Typical of a Herbert novel, most of the drama is mental, political, and communal. While the story of O'Neill and his revenge is told in full, there is also the larger story of how the governments of the world's countries deal with the plague, which escapes into limited areas that are quickly sterilized by "panic fire", which immolates everything and everyone in it. North Africa is wiped out; Boston is burned to the ground; Rome is destroyed with atomic bombs; and the U.S. pushes for a moat of cobalt dust to isolate Africa, which is written off as a total loss.

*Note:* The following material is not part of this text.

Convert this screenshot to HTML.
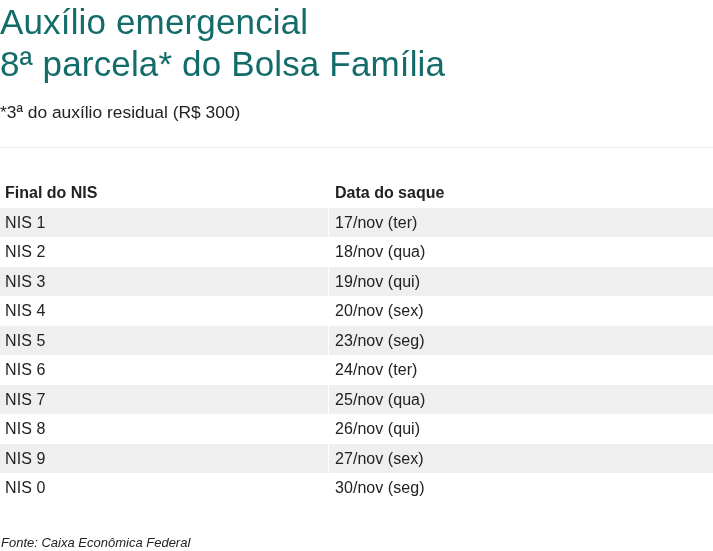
<!DOCTYPE html>
<html lang="pt-BR">
<head>
<meta charset="utf-8">
<title>Auxílio emergencial</title>
<style>
html,body{margin:0;padding:0;background:#fff;}
body{width:713px;height:551px;overflow:hidden;position:relative;will-change:transform;font-family:"Liberation Sans",sans-serif;color:#222;}
h1{position:absolute;left:0;top:1px;margin:0;font-weight:400;font-size:35px;line-height:42px;color:#136c6a;white-space:nowrap;letter-spacing:0.15px;}
.sub{position:absolute;left:0;top:101px;margin:0;font-size:17.4px;line-height:22px;color:#222;white-space:nowrap;}
.rule{position:absolute;left:0;top:147px;width:713px;height:1px;background:#eee;}
.tbl{position:absolute;left:0;top:0;width:713px;}
.r{position:absolute;left:0;width:713px;height:29px;font-size:16px;line-height:29px;white-space:nowrap;}
.r span{position:absolute;top:0;height:29px;padding-left:5px;box-sizing:border-box;letter-spacing:0.1px;}
.r .a{left:0;width:328px;}
.r .b{left:329px;width:384px;padding-left:6px;letter-spacing:0.05px;}
.r.g span{background:#efefef;}
.r.h{font-weight:700;}
.r.h span{letter-spacing:0;}
.src{position:absolute;left:1px;top:535px;margin:0;font-size:13px;line-height:16px;font-style:italic;color:#222;white-space:nowrap;}
</style>
</head>
<body>
<h1>Auxílio emergencial<br>8ª parcela* do Bolsa Família</h1>
<p class="sub">*3ª do auxílio residual (R$ 300)</p>
<div class="rule"></div>
<div class="tbl">
<div class="r h" style="top:178px"><span class="a">Final do NIS</span><span class="b">Data do saque</span></div>
<div class="r g" style="top:208px"><span class="a">NIS 1</span><span class="b">17/nov (ter)</span></div>
<div class="r" style="top:237px"><span class="a">NIS 2</span><span class="b">18/nov (qua)</span></div>
<div class="r g" style="top:267px"><span class="a">NIS 3</span><span class="b">19/nov (qui)</span></div>
<div class="r" style="top:296px"><span class="a">NIS 4</span><span class="b">20/nov (sex)</span></div>
<div class="r g" style="top:326px"><span class="a">NIS 5</span><span class="b">23/nov (seg)</span></div>
<div class="r" style="top:355px"><span class="a">NIS 6</span><span class="b">24/nov (ter)</span></div>
<div class="r g" style="top:385px"><span class="a">NIS 7</span><span class="b">25/nov (qua)</span></div>
<div class="r" style="top:414px"><span class="a">NIS 8</span><span class="b">26/nov (qui)</span></div>
<div class="r g" style="top:444px"><span class="a">NIS 9</span><span class="b">27/nov (sex)</span></div>
<div class="r" style="top:473px"><span class="a">NIS 0</span><span class="b">30/nov (seg)</span></div>
</div>
<p class="src">Fonte: Caixa Econômica Federal</p>
</body>
</html>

The world's armed forces are reorganized under a Canadian Admiral, Francois Delacourt, who heads Barrier Command, responsible for the absolute separation of contaminated and clean areas. Scientists toy with a conspiracy of intellectuals to override the expected repression of research by governments. In countries around the world, angry mobs lynch Irish, English, and Libyans, and anyone too closely resembling them.

Awards

"The White Plague" was nominated for a Locus Award for best science fiction novel in 1983 but lost to Isaac Asimov’s novel "Foundation's Edge".